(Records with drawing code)
(begin)

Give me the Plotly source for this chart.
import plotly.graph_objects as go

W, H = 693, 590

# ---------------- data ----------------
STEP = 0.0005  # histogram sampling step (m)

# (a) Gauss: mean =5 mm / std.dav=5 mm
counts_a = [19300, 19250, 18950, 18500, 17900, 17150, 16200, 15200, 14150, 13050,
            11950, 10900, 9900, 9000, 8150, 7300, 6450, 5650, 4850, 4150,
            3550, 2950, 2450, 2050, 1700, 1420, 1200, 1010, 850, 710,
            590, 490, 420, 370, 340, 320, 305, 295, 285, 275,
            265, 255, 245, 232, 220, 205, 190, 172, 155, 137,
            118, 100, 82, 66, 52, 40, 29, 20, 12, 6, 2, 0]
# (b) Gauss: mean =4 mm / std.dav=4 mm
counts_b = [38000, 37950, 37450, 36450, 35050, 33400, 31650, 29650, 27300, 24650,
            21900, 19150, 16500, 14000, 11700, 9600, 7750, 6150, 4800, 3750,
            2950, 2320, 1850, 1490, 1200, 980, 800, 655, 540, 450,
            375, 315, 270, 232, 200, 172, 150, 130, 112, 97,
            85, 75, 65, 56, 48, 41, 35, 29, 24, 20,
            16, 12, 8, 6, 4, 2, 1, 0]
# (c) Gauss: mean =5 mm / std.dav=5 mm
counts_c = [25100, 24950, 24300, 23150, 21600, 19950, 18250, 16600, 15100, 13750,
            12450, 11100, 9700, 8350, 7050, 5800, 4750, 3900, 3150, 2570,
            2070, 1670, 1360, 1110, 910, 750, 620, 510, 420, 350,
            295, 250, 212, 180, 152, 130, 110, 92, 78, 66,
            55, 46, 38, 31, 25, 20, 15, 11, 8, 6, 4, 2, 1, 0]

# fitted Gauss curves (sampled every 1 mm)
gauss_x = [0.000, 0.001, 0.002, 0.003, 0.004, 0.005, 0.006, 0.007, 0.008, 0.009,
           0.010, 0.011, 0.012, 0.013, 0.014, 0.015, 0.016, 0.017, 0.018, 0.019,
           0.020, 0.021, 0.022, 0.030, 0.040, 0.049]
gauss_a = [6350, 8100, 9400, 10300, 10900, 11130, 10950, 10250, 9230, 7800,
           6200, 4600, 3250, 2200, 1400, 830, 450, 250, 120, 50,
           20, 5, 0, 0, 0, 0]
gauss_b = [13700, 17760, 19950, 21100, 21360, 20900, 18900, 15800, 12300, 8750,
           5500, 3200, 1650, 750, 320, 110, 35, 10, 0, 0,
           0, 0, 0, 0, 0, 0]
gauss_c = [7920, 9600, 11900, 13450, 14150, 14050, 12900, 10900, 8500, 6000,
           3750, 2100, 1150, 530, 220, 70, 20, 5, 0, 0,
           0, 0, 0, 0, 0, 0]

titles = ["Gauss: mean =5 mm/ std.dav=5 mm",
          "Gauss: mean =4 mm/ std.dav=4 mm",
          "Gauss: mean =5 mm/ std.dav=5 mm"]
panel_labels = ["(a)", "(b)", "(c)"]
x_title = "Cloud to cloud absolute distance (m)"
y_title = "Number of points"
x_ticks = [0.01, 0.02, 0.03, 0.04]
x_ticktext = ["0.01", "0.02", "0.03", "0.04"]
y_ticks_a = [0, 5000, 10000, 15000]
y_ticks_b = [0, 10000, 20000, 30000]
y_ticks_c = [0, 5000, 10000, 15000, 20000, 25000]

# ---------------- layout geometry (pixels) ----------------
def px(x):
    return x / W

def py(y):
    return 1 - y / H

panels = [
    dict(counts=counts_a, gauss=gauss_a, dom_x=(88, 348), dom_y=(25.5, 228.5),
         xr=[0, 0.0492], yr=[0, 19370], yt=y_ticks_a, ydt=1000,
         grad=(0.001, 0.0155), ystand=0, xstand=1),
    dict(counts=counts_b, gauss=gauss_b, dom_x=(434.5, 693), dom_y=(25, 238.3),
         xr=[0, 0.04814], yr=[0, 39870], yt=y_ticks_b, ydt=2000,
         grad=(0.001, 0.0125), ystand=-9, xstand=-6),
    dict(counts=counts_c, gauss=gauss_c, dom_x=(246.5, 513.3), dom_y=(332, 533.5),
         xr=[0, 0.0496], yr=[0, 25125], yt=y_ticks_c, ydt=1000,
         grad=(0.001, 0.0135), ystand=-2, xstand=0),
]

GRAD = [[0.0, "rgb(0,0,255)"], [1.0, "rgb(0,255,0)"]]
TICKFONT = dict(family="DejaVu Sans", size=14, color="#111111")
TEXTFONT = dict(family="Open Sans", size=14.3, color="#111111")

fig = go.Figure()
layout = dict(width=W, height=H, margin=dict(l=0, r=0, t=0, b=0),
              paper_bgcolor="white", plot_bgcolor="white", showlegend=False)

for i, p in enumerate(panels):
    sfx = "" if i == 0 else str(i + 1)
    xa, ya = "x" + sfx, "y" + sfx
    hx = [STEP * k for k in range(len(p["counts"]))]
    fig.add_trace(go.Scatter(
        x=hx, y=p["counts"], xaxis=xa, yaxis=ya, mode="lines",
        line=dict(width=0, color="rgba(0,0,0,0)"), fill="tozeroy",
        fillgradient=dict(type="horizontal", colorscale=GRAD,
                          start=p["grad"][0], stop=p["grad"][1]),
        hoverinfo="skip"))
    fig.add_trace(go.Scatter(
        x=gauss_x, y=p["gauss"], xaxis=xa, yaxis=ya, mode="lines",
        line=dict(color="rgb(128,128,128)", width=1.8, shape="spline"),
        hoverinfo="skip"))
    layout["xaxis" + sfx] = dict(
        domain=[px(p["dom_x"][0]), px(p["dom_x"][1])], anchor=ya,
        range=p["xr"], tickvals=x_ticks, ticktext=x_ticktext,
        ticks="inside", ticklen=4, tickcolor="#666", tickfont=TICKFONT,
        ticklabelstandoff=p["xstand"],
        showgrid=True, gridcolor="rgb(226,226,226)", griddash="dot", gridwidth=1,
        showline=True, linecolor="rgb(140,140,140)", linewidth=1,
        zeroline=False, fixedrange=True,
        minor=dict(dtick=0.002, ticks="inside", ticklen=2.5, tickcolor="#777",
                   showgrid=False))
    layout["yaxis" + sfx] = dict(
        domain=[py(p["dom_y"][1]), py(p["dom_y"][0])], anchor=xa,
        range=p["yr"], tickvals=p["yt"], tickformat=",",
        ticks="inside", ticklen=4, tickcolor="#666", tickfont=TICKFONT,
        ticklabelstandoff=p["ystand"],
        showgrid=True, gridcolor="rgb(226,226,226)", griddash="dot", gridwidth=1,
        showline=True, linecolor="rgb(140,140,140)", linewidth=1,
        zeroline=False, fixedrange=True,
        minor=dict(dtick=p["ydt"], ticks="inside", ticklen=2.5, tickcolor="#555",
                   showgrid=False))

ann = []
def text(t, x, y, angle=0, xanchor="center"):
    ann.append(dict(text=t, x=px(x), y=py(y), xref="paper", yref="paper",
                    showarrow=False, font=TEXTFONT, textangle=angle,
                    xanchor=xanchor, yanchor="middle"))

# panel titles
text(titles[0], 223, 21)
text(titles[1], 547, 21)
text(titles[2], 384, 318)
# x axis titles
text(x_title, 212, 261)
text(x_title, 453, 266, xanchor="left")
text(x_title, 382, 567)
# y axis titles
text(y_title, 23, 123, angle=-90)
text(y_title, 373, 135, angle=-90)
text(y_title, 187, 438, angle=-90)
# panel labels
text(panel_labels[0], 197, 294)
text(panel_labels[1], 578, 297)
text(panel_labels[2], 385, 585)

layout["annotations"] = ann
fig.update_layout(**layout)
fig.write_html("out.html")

(end)
(begin)

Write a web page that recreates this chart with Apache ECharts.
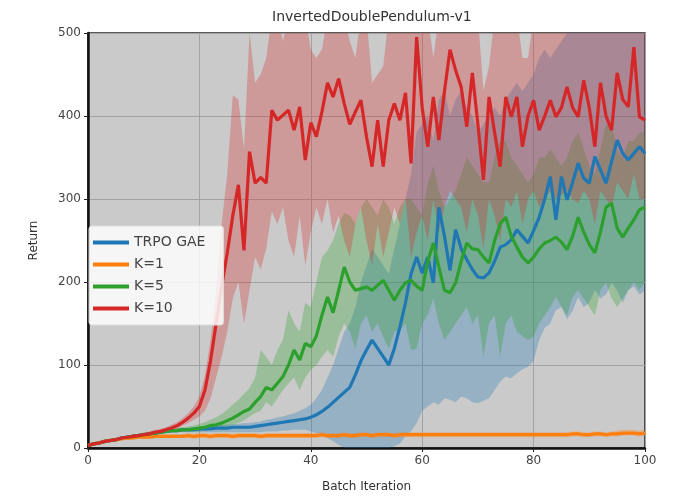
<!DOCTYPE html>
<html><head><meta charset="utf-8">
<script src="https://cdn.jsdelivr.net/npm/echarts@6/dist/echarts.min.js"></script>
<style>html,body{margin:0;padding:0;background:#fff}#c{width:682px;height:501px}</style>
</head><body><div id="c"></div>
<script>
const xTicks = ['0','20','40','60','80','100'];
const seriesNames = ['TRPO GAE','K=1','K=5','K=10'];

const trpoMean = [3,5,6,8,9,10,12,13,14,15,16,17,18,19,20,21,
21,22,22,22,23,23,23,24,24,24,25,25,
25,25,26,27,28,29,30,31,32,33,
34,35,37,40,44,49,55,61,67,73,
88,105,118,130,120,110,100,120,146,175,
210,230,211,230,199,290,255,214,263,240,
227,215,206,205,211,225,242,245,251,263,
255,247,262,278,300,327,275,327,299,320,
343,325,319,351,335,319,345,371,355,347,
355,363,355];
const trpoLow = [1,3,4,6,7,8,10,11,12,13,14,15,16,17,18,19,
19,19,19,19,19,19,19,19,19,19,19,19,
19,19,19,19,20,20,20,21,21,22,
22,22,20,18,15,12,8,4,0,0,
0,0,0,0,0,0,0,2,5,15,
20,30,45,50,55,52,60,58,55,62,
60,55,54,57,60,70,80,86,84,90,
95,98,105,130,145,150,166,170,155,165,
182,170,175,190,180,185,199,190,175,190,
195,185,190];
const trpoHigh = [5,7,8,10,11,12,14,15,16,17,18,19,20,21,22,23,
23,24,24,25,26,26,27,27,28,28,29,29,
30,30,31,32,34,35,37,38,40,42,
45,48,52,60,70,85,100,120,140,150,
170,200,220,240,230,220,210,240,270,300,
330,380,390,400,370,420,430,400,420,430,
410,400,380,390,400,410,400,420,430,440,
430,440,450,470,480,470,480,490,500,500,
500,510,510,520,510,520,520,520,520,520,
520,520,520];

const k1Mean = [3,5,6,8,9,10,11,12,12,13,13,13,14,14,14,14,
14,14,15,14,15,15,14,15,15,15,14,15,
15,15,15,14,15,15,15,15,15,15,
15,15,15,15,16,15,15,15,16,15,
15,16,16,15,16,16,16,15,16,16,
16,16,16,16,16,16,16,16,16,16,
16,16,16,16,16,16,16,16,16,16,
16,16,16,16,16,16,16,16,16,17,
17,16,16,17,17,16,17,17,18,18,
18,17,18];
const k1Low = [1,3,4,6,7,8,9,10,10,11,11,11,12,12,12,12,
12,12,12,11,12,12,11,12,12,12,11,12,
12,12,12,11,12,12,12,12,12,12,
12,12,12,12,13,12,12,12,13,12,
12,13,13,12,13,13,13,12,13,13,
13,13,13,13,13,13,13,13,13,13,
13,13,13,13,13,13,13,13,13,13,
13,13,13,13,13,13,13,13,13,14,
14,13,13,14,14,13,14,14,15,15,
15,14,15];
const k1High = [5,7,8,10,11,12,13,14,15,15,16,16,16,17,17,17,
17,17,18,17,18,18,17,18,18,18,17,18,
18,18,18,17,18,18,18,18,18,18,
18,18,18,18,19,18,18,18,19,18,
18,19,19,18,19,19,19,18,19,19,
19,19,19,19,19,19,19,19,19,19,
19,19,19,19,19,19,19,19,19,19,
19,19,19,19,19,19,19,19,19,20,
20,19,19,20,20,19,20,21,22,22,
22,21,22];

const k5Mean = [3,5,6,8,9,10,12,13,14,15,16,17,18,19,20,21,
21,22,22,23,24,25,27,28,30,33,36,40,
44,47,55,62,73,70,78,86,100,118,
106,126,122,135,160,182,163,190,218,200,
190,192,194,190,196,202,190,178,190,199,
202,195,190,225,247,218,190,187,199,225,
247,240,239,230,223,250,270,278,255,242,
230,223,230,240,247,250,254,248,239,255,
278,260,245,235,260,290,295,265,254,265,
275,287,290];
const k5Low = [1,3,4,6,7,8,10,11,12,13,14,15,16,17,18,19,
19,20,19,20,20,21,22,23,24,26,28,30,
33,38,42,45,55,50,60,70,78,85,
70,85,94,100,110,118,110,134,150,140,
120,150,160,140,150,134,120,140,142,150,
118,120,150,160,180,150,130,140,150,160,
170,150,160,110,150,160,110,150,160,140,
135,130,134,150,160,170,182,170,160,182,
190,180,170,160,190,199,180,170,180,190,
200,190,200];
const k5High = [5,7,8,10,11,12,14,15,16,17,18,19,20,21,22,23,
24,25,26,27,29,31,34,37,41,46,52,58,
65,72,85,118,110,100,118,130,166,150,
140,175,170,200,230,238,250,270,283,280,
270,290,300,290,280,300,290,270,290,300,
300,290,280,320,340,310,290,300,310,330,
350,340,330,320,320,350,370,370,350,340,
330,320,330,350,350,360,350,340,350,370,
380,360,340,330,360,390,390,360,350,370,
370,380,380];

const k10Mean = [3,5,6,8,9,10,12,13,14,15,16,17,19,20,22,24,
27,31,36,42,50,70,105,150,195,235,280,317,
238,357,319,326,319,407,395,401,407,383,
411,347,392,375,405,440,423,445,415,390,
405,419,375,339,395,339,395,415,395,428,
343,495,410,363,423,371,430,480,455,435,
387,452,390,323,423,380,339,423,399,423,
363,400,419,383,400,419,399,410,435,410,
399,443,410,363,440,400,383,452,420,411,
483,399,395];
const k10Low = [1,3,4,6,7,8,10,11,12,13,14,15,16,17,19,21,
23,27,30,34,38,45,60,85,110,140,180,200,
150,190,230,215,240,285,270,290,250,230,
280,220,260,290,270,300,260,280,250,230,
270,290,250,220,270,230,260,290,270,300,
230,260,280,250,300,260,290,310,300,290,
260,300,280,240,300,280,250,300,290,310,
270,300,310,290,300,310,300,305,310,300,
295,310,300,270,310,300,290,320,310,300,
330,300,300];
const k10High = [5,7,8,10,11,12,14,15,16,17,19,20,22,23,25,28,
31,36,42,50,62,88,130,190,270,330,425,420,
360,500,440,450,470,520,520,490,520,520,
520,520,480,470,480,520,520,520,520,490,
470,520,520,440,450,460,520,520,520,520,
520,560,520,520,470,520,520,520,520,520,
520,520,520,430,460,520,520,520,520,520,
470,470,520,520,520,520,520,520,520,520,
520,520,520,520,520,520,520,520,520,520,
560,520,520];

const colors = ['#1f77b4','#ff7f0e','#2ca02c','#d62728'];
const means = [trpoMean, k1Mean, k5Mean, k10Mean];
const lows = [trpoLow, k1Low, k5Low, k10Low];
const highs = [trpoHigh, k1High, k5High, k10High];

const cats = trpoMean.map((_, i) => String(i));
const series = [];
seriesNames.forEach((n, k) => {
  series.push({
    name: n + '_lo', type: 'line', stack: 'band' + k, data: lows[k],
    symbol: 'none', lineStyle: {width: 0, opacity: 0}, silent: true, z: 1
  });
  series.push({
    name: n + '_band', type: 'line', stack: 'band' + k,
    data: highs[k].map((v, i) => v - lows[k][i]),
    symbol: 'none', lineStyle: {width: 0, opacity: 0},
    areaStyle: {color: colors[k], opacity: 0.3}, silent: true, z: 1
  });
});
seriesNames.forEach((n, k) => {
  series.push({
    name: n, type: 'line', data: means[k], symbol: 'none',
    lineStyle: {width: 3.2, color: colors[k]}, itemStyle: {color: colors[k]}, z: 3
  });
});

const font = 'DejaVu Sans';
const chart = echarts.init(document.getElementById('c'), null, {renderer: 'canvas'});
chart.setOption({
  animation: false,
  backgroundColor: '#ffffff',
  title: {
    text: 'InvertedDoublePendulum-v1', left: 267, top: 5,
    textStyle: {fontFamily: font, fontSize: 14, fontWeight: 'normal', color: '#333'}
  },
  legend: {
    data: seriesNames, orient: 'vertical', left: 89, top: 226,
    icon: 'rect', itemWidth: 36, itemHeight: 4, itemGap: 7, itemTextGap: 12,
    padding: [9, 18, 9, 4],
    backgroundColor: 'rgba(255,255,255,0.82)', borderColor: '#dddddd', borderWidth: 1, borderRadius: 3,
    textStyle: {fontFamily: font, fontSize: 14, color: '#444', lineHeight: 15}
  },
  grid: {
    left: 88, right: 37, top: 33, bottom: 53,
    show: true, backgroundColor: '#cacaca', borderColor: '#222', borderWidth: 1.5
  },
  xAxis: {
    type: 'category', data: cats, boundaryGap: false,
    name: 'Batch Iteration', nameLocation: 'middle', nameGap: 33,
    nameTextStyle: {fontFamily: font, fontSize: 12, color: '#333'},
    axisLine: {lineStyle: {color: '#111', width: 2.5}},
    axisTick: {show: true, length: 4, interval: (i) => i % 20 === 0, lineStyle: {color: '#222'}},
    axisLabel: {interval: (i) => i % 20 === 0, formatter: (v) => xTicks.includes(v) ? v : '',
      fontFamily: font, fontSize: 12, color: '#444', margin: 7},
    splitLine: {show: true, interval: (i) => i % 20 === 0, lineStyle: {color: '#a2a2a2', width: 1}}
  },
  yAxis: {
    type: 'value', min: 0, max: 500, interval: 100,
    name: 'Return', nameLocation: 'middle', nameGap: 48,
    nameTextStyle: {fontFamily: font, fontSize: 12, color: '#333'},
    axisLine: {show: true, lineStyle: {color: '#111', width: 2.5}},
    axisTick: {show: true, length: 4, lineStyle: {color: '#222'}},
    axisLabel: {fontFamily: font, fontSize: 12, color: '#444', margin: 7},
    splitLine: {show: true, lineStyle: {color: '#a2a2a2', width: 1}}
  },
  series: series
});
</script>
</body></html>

(end)
(begin)

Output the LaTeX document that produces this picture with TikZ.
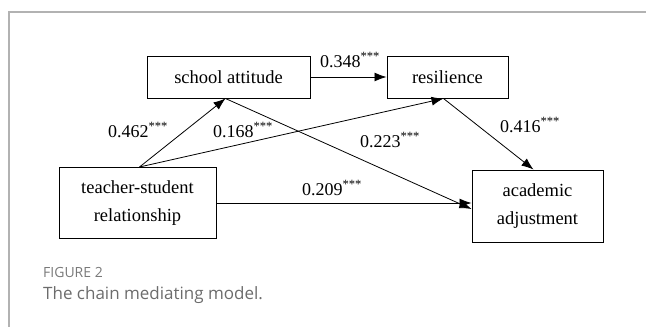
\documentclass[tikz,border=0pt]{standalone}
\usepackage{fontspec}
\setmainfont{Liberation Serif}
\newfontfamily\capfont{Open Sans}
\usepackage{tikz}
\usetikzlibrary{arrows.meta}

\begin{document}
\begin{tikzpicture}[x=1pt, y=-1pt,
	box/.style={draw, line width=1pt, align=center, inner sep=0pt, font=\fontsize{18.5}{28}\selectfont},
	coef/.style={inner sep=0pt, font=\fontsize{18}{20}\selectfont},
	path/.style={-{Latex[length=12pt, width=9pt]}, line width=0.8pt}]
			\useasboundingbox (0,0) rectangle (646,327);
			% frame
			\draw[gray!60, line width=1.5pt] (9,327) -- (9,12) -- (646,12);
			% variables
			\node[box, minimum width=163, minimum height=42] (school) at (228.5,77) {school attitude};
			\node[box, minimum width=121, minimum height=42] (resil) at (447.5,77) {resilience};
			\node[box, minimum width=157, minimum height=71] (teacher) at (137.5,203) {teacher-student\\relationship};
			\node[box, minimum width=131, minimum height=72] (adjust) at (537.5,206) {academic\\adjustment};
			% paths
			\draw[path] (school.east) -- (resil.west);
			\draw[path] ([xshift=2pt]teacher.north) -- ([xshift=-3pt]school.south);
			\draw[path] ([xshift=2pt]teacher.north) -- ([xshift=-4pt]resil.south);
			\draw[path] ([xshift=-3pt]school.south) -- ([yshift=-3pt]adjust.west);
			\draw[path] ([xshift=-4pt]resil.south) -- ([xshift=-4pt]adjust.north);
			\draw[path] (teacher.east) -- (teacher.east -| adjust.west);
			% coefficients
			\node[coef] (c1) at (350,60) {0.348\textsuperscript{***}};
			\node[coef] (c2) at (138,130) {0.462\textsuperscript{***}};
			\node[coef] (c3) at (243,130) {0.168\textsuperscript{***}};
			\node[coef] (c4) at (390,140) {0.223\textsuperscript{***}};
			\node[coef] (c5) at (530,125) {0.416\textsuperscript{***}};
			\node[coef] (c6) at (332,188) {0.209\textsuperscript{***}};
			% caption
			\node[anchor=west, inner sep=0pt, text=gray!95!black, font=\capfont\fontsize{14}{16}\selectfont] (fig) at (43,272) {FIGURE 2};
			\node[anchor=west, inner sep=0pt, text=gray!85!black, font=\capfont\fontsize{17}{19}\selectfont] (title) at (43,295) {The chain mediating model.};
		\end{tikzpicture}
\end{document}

(end)

PROBLEM TO WORK ON: From the listing above, find the number of lines with the word "this" in them. Answer with the number only.

COMPLETE OUTPUT: 3